Bandwidth Test uses full cpu ?

I’m continuing to do some work with CUDA and some math algorithms. I’ve noticed that when I run the bandwidth test it uses a full cpu on this machine for the entire duration of the test.

Machine is a Pentium D 940 (3.2Ghz), with DDR667 (3 3 3 12) timing.
8800 Ultra in an x8 slot

Is this expected? Does this also say that if I had more cpu available I might get higher results?

(I average 1.4GB/s max on htod and 1.5GB/x max on dtoh)



Your bandwidth numbers look fine. As far as anyone can tell, CUDA spin-waits while waiting for the GPU to finish a task, explaining the 100% CPU usage. If you want higher bandwidth numbers, activate the pinned memory mode.

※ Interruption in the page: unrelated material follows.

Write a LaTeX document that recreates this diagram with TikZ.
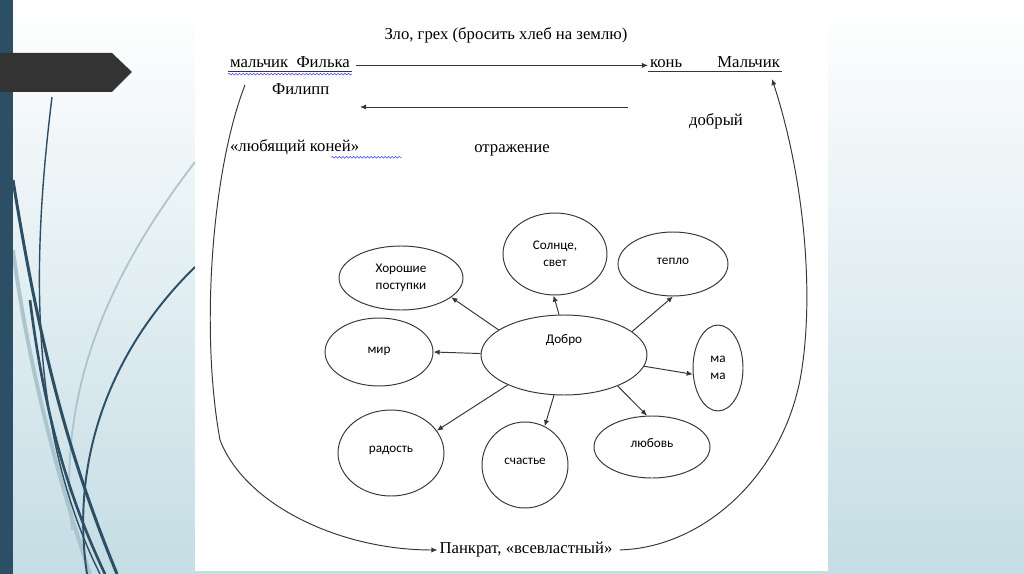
\documentclass[tikz,border=0pt]{standalone}
\usepackage{fontspec}
\setmainfont{Liberation Serif}
\newfontfamily\calfont{Carlito}
\usetikzlibrary{arrows.meta,shapes.geometric,decorations.pathmorphing}

\definecolor{stripblue}{RGB}{44,79,101}
\definecolor{lightcurve}{RGB}{172,196,206}
\definecolor{bgbottom}{RGB}{197,221,229}
\definecolor{taggray}{RGB}{51,51,51}
\definecolor{ink}{RGB}{55,55,55}

\tikzset{
  txt/.style={font=\fontsize{9.5}{11}\selectfont, inner sep=1pt},
  oval/.style={draw=ink, ellipse, inner sep=0pt, align=center, line width=0.55pt,
    font=\calfont\fontsize{7.5}{9.5}\selectfont},
  arr/.style={draw=ink, line width=0.55pt, -{Latex[length=3.5pt,width=3pt]}},
  uline/.style={draw=ink, line width=0.45pt},
  squig/.style={draw=blue!75, line width=0.3pt, decorate,
    decoration={snake, segment length=2pt, amplitude=0.5pt}},
}

\begin{document}
\begin{tikzpicture}[x=0.02cm, y=-0.02cm]
  \useasboundingbox (0,0) rectangle (1024,574);

  % Slide background
  \shade[top color=white, bottom color=bgbottom] (0,0) rectangle (1024,574);
  \fill[white] (195,0) rectangle (828,571);
  \fill[stripblue] (0,0) rectangle (13,574);

  % Curves on the left
  \begin{scope}
    \clip (13,0) rectangle (195,574);
    \draw[lightcurve, line width=2.2pt] (13,250) .. controls (30,380) and (65,500) .. (90,574);
    \draw[lightcurve, line width=1pt] (195,162) .. controls (120,260) and (55,380) .. (72,530);
    \draw[stripblue, line width=0.8pt] (52,97) .. controls (32,260) and (28,430) .. (100,574);
    \draw[stripblue, line width=1.7pt] (13,180) .. controls (40,350) and (70,460) .. (117,574);
    \draw[stripblue, line width=1.5pt] (30,300) .. controls (45,420) and (70,500) .. (105,574);
    \draw[stripblue, line width=1.1pt] (195,267) .. controls (110,350) and (70,460) .. (87,574);
  \end{scope}
  \fill[taggray] (0,53) -- (112,53) -- (132,72) -- (112,92) -- (0,92) -- cycle;

  % Top texts
  \node[txt] (title) at (506,35) {Зло, грех (бросить хлеб на землю)};
  \node[txt, anchor=base west] (boy) at (228,68) {мальчик\ \ Филька};
  \node[txt, anchor=base west] (kon) at (648,68) {конь};
  \node[txt, anchor=base east] (malchik) at (782,68) {Мальчик};
  \node[txt, anchor=base west] (filipp) at (270,95) {Филипп};
  \node[txt] (dobryi) at (716,121) {добрый};
  \node[txt, anchor=base west] (lyub) at (228,152) {«любящий коней»};
  \node[txt] (otrazh) at (512,150) {отражение};
  \node[txt] (pankrat) at (526,550) {Панкрат, «всевластный»};

  % Underlines
  \draw[uline] ([yshift=-2pt]boy.base west) -- ([yshift=-2pt]boy.base east);
  \draw[squig] ([yshift=-3.5pt]boy.base west) -- ([yshift=-3.5pt]boy.base east);
  \draw[uline] ([yshift=-2pt]kon.base west) -- ([yshift=-2pt]malchik.base east);
  \draw[squig] ([xshift=-17pt,yshift=-3pt]lyub.base east) -- ([xshift=23pt,yshift=-3pt]lyub.base east);

  % Arrows between the names
  \coordinate (a2s) at (628,107);
  \coordinate (a2e) at (360,107);
  \draw[arr, shorten <=2pt] ([yshift=1.5pt]boy.base east) -- ([yshift=1.5pt]kon.base west);
  \draw[arr] (a2s) -- (a2e);

  % Ovals
  \node[oval, minimum width=3.32cm, minimum height=1.6cm, text depth=18pt] (dobro) at (564,355) {Добро};
  \node[oval, minimum width=2.08cm, minimum height=1.64cm] (sol) at (555,254) {Солнце,\\свет};
  \node[oval, minimum width=2.48cm, minimum height=1.28cm] (hor) at (401,278) {Хорошие\\поступки};
  \node[oval, minimum width=2.2cm, minimum height=1.28cm, text depth=3pt] (teplo) at (673,264) {тепло};
  \node[oval, minimum width=1.0cm, minimum height=1.72cm] (mama) at (718,368) {ма\\ма};
  \node[oval, minimum width=2.16cm, minimum height=1.36cm, text depth=2pt] (mir) at (379,352) {мир};
  \node[oval, minimum width=2.12cm, minimum height=1.72cm, text depth=4pt] (rad) at (391,453) {радость};
  \node[oval, minimum width=1.72cm, minimum height=1.72cm, text depth=4pt] (sch) at (525,465) {счастье};
  \node[oval, minimum width=2.32cm, minimum height=1.24cm, text depth=4pt] (lyubov) at (652,447) {любовь};

  % Arrows from the centre
  \draw[arr] (dobro.159) -- (hor.-21);
  \draw[arr] (dobro.97) -- (sol.-92);
  \draw[arr] (dobro.179) -- (mir.0);
  \draw[arr] (dobro.19) -- (teplo.-90);
  \draw[arr] (dobro.-8) -- (mama.194);
  \draw[arr] (dobro.-30) -- (lyubov.99);
  \draw[arr] (dobro.208) -- (rad.26);
  \draw[arr] (dobro.-104) -- (sch.63);

  % Big loop
  \coordinate (ltop) at (245,85);
  \coordinate (rtop) at (772,79);
  \draw[arr] (ltop) .. controls (212,170) and (200,330) .. (220,440)
    .. controls (245,505) and (340,550) .. (pankrat.west);
  \draw[arr, shorten <=3pt] (pankrat.east) .. controls (700,548) and (780,480) .. (800,380)
    .. controls (815,300) and (805,180) .. (rtop);

\end{tikzpicture}
\end{document}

Unfortunately, that was with pinned memory… I gave up on using straight malloc() after 5 minutes of messing with this stuff.

Well, there are a lot of other factors that contribute to transfer performance. What data buffer size are you using? Is the mainboard connecting to the graphics card in full x16 pci express mode? Do you have a 2nd graphics card? Some mainboards with 2 pci express slots change over to 2 x8 slots when you put 2 cards in.

For comparison purposes, here is the output of the bandwidth test on my machine (linux amd64) running the bandwidth test in shmoo mode. IIRC, the numbers for the big buffers get a little closer to 3GB/s under windows.

-As I stated the card is in a slot using x8 signaling (there’s also 2 7900 GTS cards in the machine)

The numbers I quoted are from the largest buffers using shmoo mode.

My main question was, in an x8 slot is 1.5GB/s the best I can hope for, and is it normal for a cpu to be at 100%

Yes I would reckon 1.5 GB/s is as good as you could hope for. x16 can manage up to a theoretical max of 4 GB/s so to be honest 1.5 GB/s sounds pretty good to me for a x8 card.


Sorry, I missed the 8x slot mentioned in the original post. 1.5GB/s is as fast as you can expect in that configuration.